Check each line of the material below for the string "chart", then report how many lines have it, and nothing else.
========
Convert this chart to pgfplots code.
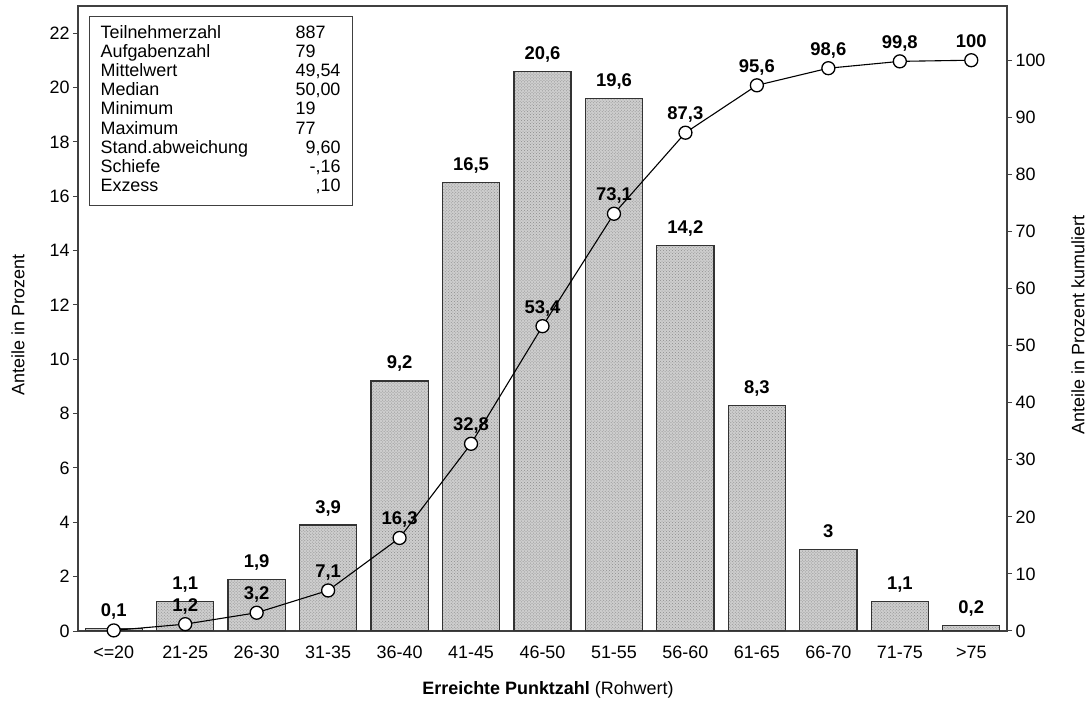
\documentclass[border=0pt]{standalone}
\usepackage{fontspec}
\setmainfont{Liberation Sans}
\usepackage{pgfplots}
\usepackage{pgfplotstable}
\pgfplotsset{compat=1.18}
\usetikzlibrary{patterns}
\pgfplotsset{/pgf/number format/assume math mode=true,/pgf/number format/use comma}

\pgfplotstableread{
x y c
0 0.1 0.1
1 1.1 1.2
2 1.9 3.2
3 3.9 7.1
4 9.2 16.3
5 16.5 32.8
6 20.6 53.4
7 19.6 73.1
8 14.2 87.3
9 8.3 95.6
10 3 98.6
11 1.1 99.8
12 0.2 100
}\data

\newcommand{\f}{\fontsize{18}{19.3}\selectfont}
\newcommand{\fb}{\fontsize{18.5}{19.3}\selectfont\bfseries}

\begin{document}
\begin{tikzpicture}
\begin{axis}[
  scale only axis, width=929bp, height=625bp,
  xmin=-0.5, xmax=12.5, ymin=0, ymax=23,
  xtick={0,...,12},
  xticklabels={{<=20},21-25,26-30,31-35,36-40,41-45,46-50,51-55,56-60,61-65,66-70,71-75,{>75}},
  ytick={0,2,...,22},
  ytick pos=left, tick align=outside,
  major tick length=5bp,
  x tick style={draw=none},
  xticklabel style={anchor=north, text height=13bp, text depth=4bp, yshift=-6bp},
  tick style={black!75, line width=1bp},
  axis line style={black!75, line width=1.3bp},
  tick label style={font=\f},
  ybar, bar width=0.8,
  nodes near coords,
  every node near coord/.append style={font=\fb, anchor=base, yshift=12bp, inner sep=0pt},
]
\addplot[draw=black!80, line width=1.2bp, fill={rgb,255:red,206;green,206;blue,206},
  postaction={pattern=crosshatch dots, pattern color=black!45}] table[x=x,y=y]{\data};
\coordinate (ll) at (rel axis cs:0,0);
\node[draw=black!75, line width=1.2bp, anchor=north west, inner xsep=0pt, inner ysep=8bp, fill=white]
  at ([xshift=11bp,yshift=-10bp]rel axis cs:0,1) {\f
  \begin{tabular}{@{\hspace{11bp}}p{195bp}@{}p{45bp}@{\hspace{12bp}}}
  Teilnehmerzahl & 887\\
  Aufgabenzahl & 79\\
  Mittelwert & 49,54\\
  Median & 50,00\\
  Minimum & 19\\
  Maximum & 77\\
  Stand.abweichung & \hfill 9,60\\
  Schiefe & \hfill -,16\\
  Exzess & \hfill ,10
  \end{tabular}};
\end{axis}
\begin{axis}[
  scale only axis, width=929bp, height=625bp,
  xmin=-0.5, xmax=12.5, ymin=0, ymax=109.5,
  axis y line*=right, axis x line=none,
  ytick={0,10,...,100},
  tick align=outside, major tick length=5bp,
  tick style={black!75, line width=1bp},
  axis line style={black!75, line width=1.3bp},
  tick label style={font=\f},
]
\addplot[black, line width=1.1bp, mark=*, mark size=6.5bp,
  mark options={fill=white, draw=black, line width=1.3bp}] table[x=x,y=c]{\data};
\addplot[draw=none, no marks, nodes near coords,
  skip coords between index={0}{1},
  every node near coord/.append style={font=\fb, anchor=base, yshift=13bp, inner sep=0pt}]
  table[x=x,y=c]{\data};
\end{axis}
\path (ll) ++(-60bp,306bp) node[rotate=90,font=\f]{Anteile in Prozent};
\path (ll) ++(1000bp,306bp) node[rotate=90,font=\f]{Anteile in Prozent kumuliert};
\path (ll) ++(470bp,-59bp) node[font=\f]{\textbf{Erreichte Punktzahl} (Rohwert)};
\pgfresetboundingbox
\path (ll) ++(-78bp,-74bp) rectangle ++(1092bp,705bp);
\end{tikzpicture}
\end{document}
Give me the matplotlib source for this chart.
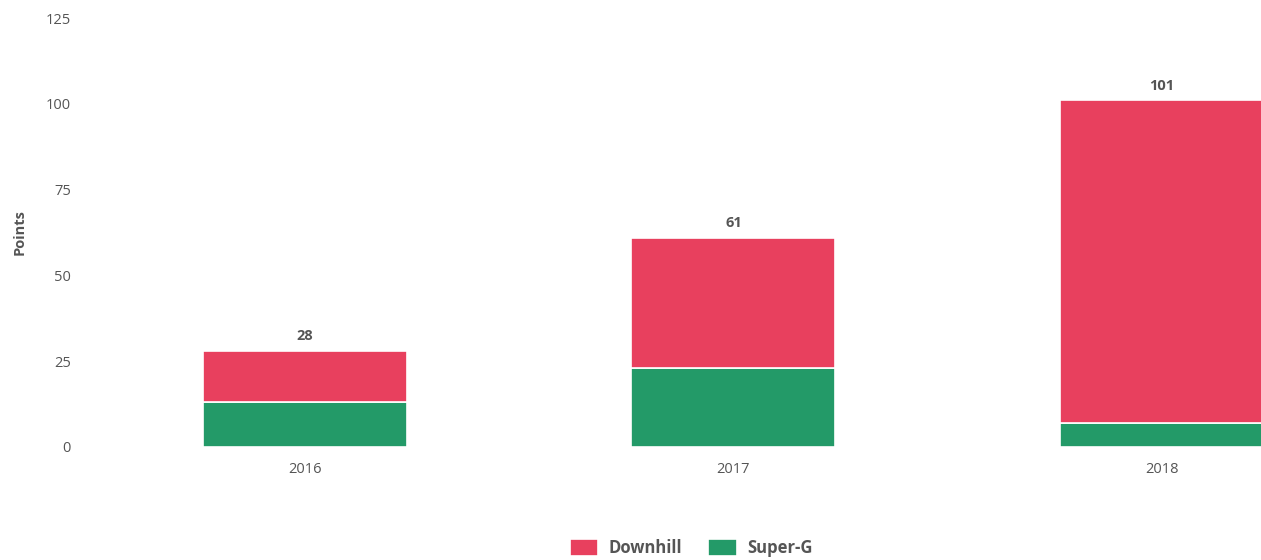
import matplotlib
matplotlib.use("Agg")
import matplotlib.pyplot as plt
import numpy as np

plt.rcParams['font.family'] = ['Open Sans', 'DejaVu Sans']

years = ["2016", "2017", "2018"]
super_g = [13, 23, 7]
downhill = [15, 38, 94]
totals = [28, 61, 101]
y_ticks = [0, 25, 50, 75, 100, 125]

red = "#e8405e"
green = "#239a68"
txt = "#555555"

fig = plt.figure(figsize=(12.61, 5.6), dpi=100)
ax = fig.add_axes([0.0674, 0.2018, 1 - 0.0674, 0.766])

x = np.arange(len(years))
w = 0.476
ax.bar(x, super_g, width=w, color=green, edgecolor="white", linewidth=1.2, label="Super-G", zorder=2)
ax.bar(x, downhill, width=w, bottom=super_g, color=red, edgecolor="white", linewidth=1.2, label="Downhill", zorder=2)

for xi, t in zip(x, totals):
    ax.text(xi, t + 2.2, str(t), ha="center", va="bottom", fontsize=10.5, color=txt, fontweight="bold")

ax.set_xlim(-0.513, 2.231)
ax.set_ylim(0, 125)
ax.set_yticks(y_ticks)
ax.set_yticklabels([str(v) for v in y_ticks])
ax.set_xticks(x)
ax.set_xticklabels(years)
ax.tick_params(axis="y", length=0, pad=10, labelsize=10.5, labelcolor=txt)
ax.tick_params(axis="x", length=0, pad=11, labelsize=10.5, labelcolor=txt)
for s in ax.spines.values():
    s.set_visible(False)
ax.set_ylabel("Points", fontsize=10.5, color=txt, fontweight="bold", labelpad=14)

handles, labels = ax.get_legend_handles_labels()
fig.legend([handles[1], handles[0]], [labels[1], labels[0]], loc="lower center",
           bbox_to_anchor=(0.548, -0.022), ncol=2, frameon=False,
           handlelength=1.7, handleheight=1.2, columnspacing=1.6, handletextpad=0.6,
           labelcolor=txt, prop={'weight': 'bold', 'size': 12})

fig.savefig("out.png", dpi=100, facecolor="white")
========
FINISHED ANSWER:
2